Juárez Wins APSA's Kenneth Sherrill Prize

Departmental News

Posted:  Aug 03, 2017 - 12:00am

Melina Juárez was recently awarded APSA's Kenneth Sherrill Prize, which recognizes the best doctoral dissertation proposal for an empirical study of lesbian, gay, bisexual, or transgender (LGBT) topics in political science. The purpose of this prize is to encourage and enable empirical work on LGBT topics by graduate students, and to broaden the recognition of this work within political science.
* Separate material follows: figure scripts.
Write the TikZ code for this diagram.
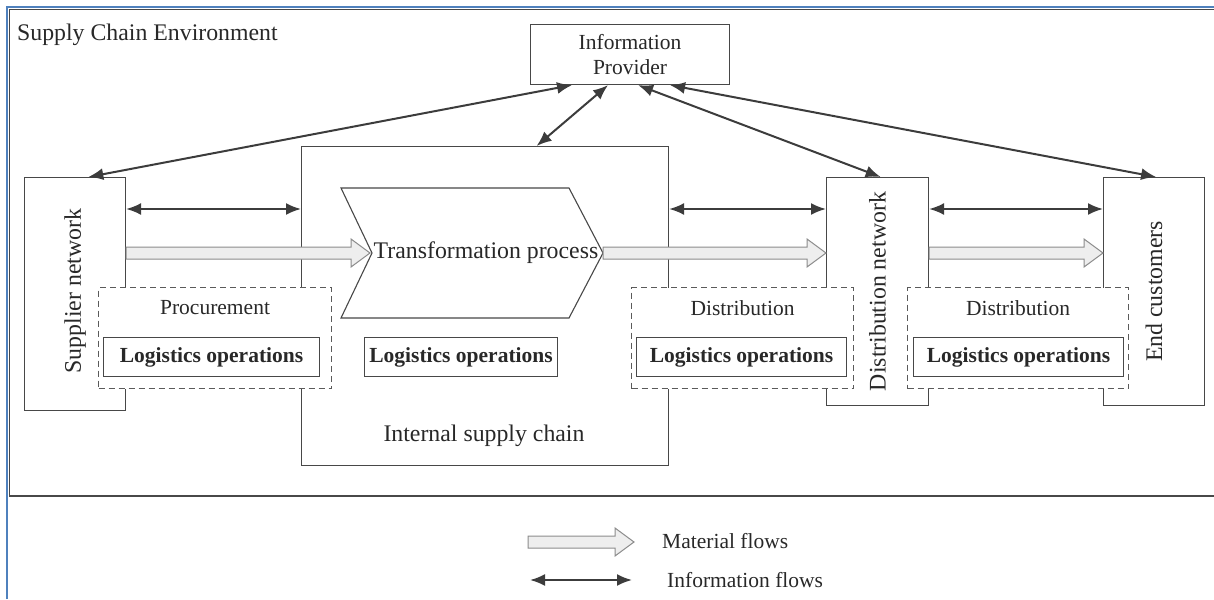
\documentclass[tikz,border=0pt]{standalone}
\usepackage{fontspec}
\setmainfont{Liberation Serif}
\usetikzlibrary{calc,arrows.meta}
\definecolor{framebl}{RGB}{79,129,189}
\definecolor{edgegray}{RGB}{72,72,72}
\definecolor{dashgray}{RGB}{90,90,90}
\definecolor{arrowgray}{RGB}{60,60,60}
\definecolor{matfill}{RGB}{238,238,238}
\definecolor{matdraw}{RGB}{140,140,140}
\definecolor{txt}{RGB}{40,40,40}
\newcommand{\matflow}[2]{\draw[matarrow] let \p1=(#1), \p2=(#2) in
  (\x1,\y1+6pt) -- (\x2-19pt,\y1+6pt) -- (\x2-19pt,\y1+14pt) -- (\x2,\y1)
  -- (\x2-19pt,\y1-14pt) -- (\x2-19pt,\y1-6pt) -- (\x1,\y1-6pt) -- cycle;}
\begin{document}
\begin{tikzpicture}[x=1pt,y=-1pt,
    box/.style={draw=edgegray,line width=1.1pt,fill=white,inner sep=0pt,anchor=north west},
    dbox/.style={box,draw=dashgray,dash pattern=on 6pt off 4pt},
    lbl/.style={font=\fontsize{21.5}{25}\selectfont,text=txt},
    biglbl/.style={font=\fontsize{23.8}{27}\selectfont,text=txt},
    logbox/.style={box,font=\fontsize{21.5}{25}\selectfont\bfseries,text=txt},
    info/.style={{Latex[length=15pt,width=12pt]}-{Latex[length=15pt,width=12pt]},draw=arrowgray,line width=2pt},
    matarrow/.style={fill=matfill,draw=matdraw,line width=1pt}]
  \useasboundingbox (0,0) rectangle (1214,599);
  \draw[framebl,line width=2.5pt] (7,599) -- (7,7) -- (1214,7);
  \draw[edgegray,line width=1.2pt] (1214,9.5) -- (9.5,9.5) -- (9.5,496) -- (1214,496);
  \node[biglbl,anchor=base west,inner sep=0pt] (env) at (17,41) {Supply Chain Environment};

  \node[box,minimum width=199,minimum height=60] (ip) at (530,24) {};
  \node[lbl,align=center] (ip-t) at (ip.center) {Information\\Provider};
  \node[box,minimum width=101,minimum height=233] (sup) at (24,177) {};
  \node[box,minimum width=367,minimum height=319] (isc) at (301,146) {};
  \node[box,minimum width=102,minimum height=228] (dn) at (826,177) {};
  \node[box,minimum width=101,minimum height=228] (ec) at (1103,177) {};
  \node[biglbl] (isc-t) at (484,436) {Internal supply chain};

  \draw[box] (341,188) -- (569,188) -- (603,253) -- (569,318) -- (341,318) -- (372,253) -- cycle;
  \coordinate (tp-in) at (370,253);
  \coordinate (tp-out) at (603,253);
  \node[biglbl,inner sep=0pt] (tp) at (486,253) {Transformation process};

  \coordinate (iy) at (0,209);
  \draw[info] (sup.east |- iy) -- (isc.west |- iy);
  \draw[info] (isc.east |- iy) -- (dn.west |- iy);
  \draw[info] (dn.east |- iy) -- (ec.west |- iy);
  \draw[info] ($(ip.south west)!0.21!(ip.south east)$) -- ($(sup.north west)!0.63!(sup.north east)$);
  \draw[info] ($(ip.south west)!0.39!(ip.south east)$) -- ($(isc.north west)!0.64!(isc.north east)$);
  \draw[info] ($(ip.south west)!0.54!(ip.south east)$) -- ($(dn.north west)!0.53!(dn.north east)$);
  \draw[info] ($(ip.south west)!0.70!(ip.south east)$) -- ($(ec.north west)!0.52!(ec.north east)$);

  \matflow{sup.east |- tp-in}{tp-in}
  \matflow{tp-out}{dn.west |- tp-out}
  \matflow{dn.east |- tp-out}{ec.west |- tp-out}

  \node[dbox,minimum width=233,minimum height=101] (proc) at (98,287) {};
  \node[dbox,minimum width=222,minimum height=101] (dist1) at (631,287) {};
  \node[dbox,minimum width=221,minimum height=101] (dist2) at (907,287) {};
  \node[lbl] (proc-t) at (proc.center |- 0,308) {Procurement};
  \node[lbl] (dist1-t) at (dist1.center |- 0,308) {Distribution};
  \node[lbl] (dist2-t) at (dist2.center |- 0,308) {Distribution};
  \node[logbox,minimum width=216,minimum height=39] (log1) at (103,337) {Logistics operations};
  \node[logbox,minimum width=193,minimum height=39] (log2) at (364,337) {Logistics operations};
  \node[logbox,minimum width=210,minimum height=39] (log3) at (636,337) {Logistics operations};
  \node[logbox,minimum width=210,minimum height=39] (log4) at (913,337) {Logistics operations};

  \node[biglbl,rotate=90] (sup-t) at ([yshift=3]sup.center) {Supplier network};
  \node[biglbl,rotate=90] (dn-t) at (dn.center) {Distribution network};
  \node[biglbl,rotate=90] (ec-t) at (ec.center) {End customers};

  \coordinate (lm-a) at (528,542);
  \coordinate (lm-b) at (634,542);
  \coordinate (li-a) at (530,580);
  \coordinate (li-b) at (632,580);
  \matflow{lm-a}{lm-b}
  \draw[info] (li-a) -- (li-b);
  \node[lbl,anchor=base west,inner sep=0pt] (lm-t) at (662,548) {Material flows};
  \node[lbl,anchor=base west,inner sep=0pt] (li-t) at (667,587) {Information flows};
\end{tikzpicture}
\end{document}
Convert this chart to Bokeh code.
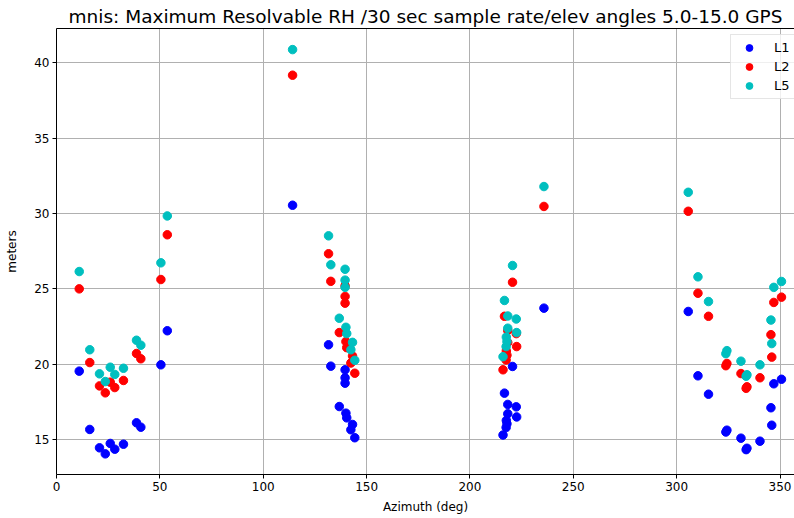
from bokeh.plotting import figure
from bokeh.models import FixedTicker, Range1d, LinearAxis
from bokeh.embed import file_html
from bokeh.resources import INLINE

# Azimuth (deg) per track
azimuth = [11.0, 16.1, 20.8, 23.6, 26.0, 28.2, 32.4, 38.7, 40.8, 50.5, 53.6,
           114.2,
           131.6, 132.7, 136.8, 139.6, 139.6, 139.6, 140.0, 140.4, 142.4, 143.2, 144.3,
           216.0, 216.7, 217.5, 217.6, 217.9, 218.3, 218.3, 220.6, 222.4, 222.6, 235.8,
           305.6, 310.3, 315.4, 323.8, 324.3, 331.1, 333.6, 334.0, 340.3, 345.6, 346.0, 347.0, 350.7]

# Maximum resolvable RH (meters)
L1 = [19.54, 15.67, 14.45, 14.05, 14.74, 14.36, 14.69, 16.11, 15.82, 19.96, 22.22,
      30.55,
      21.29, 19.87, 17.19, 19.63, 19.10, 18.74, 16.75, 16.44, 15.65, 16.00, 15.12,
      15.30, 18.08, 15.80, 16.27, 16.05, 17.33, 16.71, 19.85, 17.17, 16.50, 23.72,
      23.50, 19.23, 18.01, 15.50, 15.62, 15.09, 14.33, 14.42, 14.89, 17.11, 15.95, 18.70, 19.00]

L2 = [25.00, 20.11, 18.56, 18.10, 18.81, 18.45, 18.92, 20.71, 20.36, 25.62, 28.59,
      39.18,
      27.33, 25.50, 22.10, 25.20, 24.50, 24.05, 21.50, 21.10, 20.08, 20.55, 19.40,
      19.63, 23.18, 20.28, 20.88, 20.60, 22.24, 21.44, 25.44, 22.03, 21.17, 30.47,
      30.15, 24.71, 23.18, 19.90, 20.05, 19.38, 18.40, 18.50, 19.10, 21.96, 20.47, 24.10, 24.45]

L5 = [26.15, 20.96, 19.36, 18.85, 19.80, 19.32, 19.73, 21.59, 21.26, 26.73, 29.84,
      40.88,
      28.52, 26.60, 23.05, 26.30, 25.58, 25.10, 22.45, 22.03, 20.96, 21.45, 20.26,
      20.50, 24.23, 21.17, 21.80, 21.50, 23.20, 22.39, 26.55, 23.00, 22.10, 31.79,
      31.41, 25.80, 24.16, 20.70, 20.90, 20.20, 19.20, 19.30, 19.96, 22.93, 21.37, 25.10, 25.49]

x_ticks = [0, 50, 100, 150, 200, 250, 300, 350]
y_ticks = [15, 20, 25, 30, 35, 40]

FONT = "DejaVu Sans"

p = figure(width=794, height=518, output_backend="svg", toolbar_location=None,
           x_range=Range1d(0, 357), y_range=Range1d(12.68, 42.28),
           min_border_left=56, min_border_right=0, min_border_top=28, min_border_bottom=44,
           title="mnis: Maximum Resolvable RH /30 sec sample rate/elev angles 5.0-15.0 GPS")

p.title.align = "center"
p.title.text_font = FONT
p.title.text_font_size = "18.5px"
p.title.text_font_style = "normal"
p.title.text_color = "black"
p.title.standoff = 3
p.title.offset = 0

p.outline_line_color = None
p.background_fill_color = "white"
p.border_fill_color = "white"

for ax in (p.xaxis[0], p.yaxis[0]):
    ax.major_label_text_font = FONT
    ax.major_label_text_font_size = "12px"
    ax.major_label_text_color = "black"
    ax.axis_label_text_font = FONT
    ax.axis_label_text_font_size = "12px"
    ax.axis_label_text_font_style = "normal"
    ax.axis_label_text_color = "black"
    ax.axis_line_color = "black"
    ax.major_tick_line_color = "black"
    ax.major_tick_out = 4
    ax.major_tick_in = 0
    ax.minor_tick_line_color = None
    ax.major_label_standoff = 3

p.xaxis[0].ticker = FixedTicker(ticks=x_ticks)
p.yaxis[0].ticker = FixedTicker(ticks=y_ticks)
p.xaxis[0].axis_label = "Azimuth (deg)"
p.yaxis[0].axis_label = "meters"
p.xaxis[0].axis_label_standoff = 6
p.yaxis[0].axis_label_standoff = 12

top = LinearAxis(ticker=FixedTicker(ticks=[]), major_label_text_font_size="0px",
                 major_tick_out=0, minor_tick_out=0, major_label_standoff=0,
                 axis_line_color="black")
p.add_layout(top, "above")

p.xgrid.ticker = FixedTicker(ticks=x_ticks)
p.ygrid.ticker = FixedTicker(ticks=y_ticks)
p.grid.grid_line_color = "#b0b0b0"
p.grid.grid_line_width = 1

p.scatter(azimuth, L1, size=8.5, color="#0000ff", legend_label="L1")
p.scatter(azimuth, L2, size=8.5, color="#ff0000", legend_label="L2")
p.scatter(azimuth, L5, size=8.5, color="#00bfbf", legend_label="L5")

lg = p.legend[0]
lg.location = (674, 375)
lg.margin = 0
lg.padding = 4
lg.spacing = 2
lg.glyph_width = 28
lg.glyph_height = 17
lg.label_standoff = 11
lg.label_text_font = FONT
lg.label_text_font_size = "13px"
lg.label_text_color = "black"
lg.border_line_color = "#cccccc"
lg.background_fill_alpha = 0.8

open("out.html", "w").write(file_html(p, INLINE))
Melina plans to defend her dissertation, “Queering Latinidad: Latinx Politics Beyond Nativity,” in May of 2018. Her dissertation seeks to understand how concepts of non-binary gender and sexual orientation became subverted within the Latinx identity and what this subversion has meant for public policy schemes targeting the Latinx community. Additionally, she aims to investigate if there are differences between heterosexual Latinxs and LGBTQI Latinxs in terms of political behavior and public opinion. This is planned as a mixed-methods study with a national survey component and focus groups at five national sites (Washington D.C., New York City, Miami, San Francisco, and Chicago). Her dissertation project highlights a largely ignored sector of the Latinx population (the LGBTQI community) and fundamentally challenges many assumptions of Latinidad and Latinx political science research.